A coalition of animal rights groups, including Defenders, previously sued the U.S. Fish and Wildlife Service (FWS) in an effort to block planned hunts in Montana and Idaho. Those hunts were part of the states’ management plans to be implemented after the wolves had been removed from protection under the Endangered Species Act (ESA).
Judge Donald W. Molloy of the Federal District Court for Montana ruled against the coalition and allowed those hunts to continue, though the decision appeared to leave the door open to further challenges to the delisting. Judge Molloy noted that FWS did not delist the population in Wyoming and commented that “the service has distinguished a natural population of wolves based on a political line, not the best available science.” Should the wolves be placed back under ESA protection, all hunts in the region would cease.

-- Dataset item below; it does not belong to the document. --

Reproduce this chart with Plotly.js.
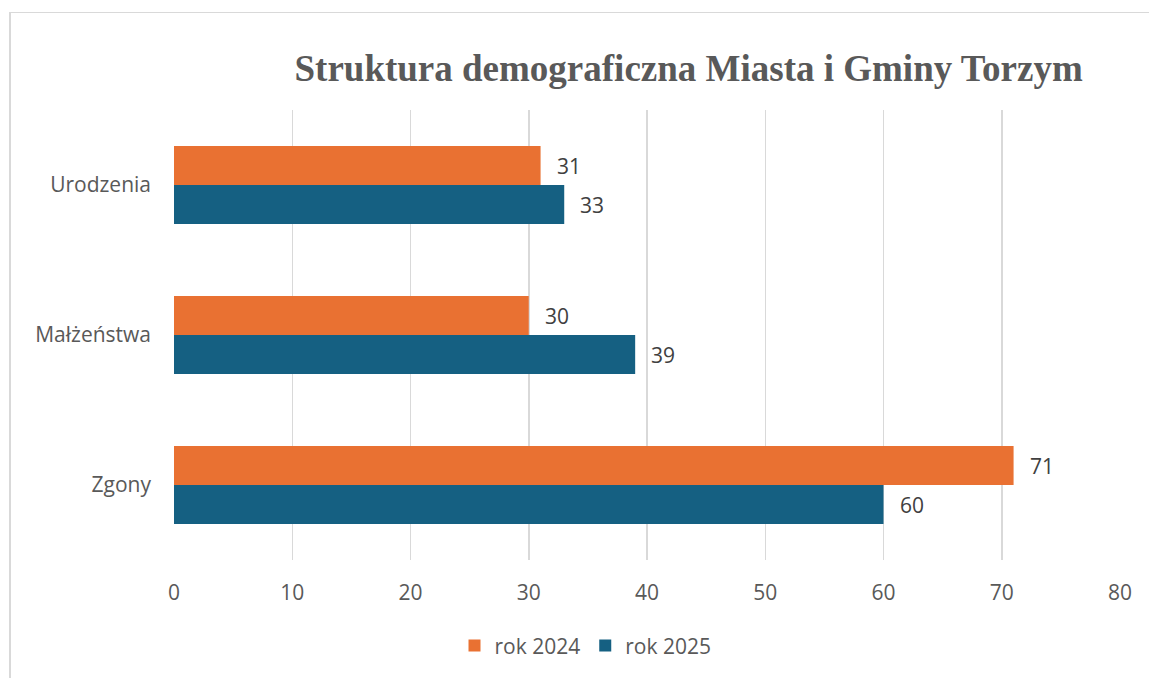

Meanwhile, studies have linked the reintroduction of the wolves into the Rocky Mountain region to a decline of the elk population in the same area.

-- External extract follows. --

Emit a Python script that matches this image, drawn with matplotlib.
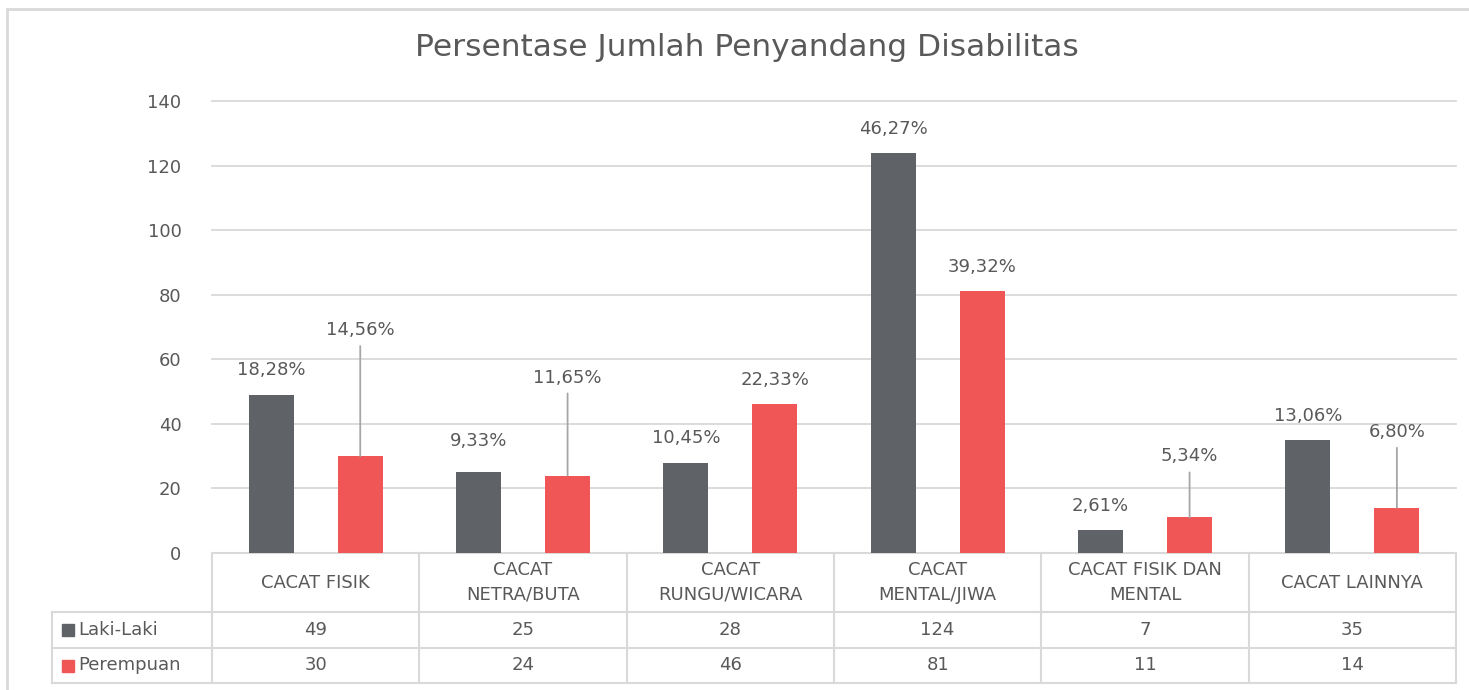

According to research from Montana State University, the number of elk on Yellowstone’s northern range was estimated at between 17,000 and 19,000 before the wolves were reintroduced in 1995. As of 2008, those numbers have declined to under 7,000. The study indicates that the presence of an increasing number of wolves was resulting in changes in behavior by elk including having fewer calves.
It is estimated that 1,350 wolves currently live within the northern Rockies. Idaho’s wolf hunting season began on September 1 with a limit of 220 wolves that can be harvested. Montana’s season began September 15 and has a harvest limit of 75.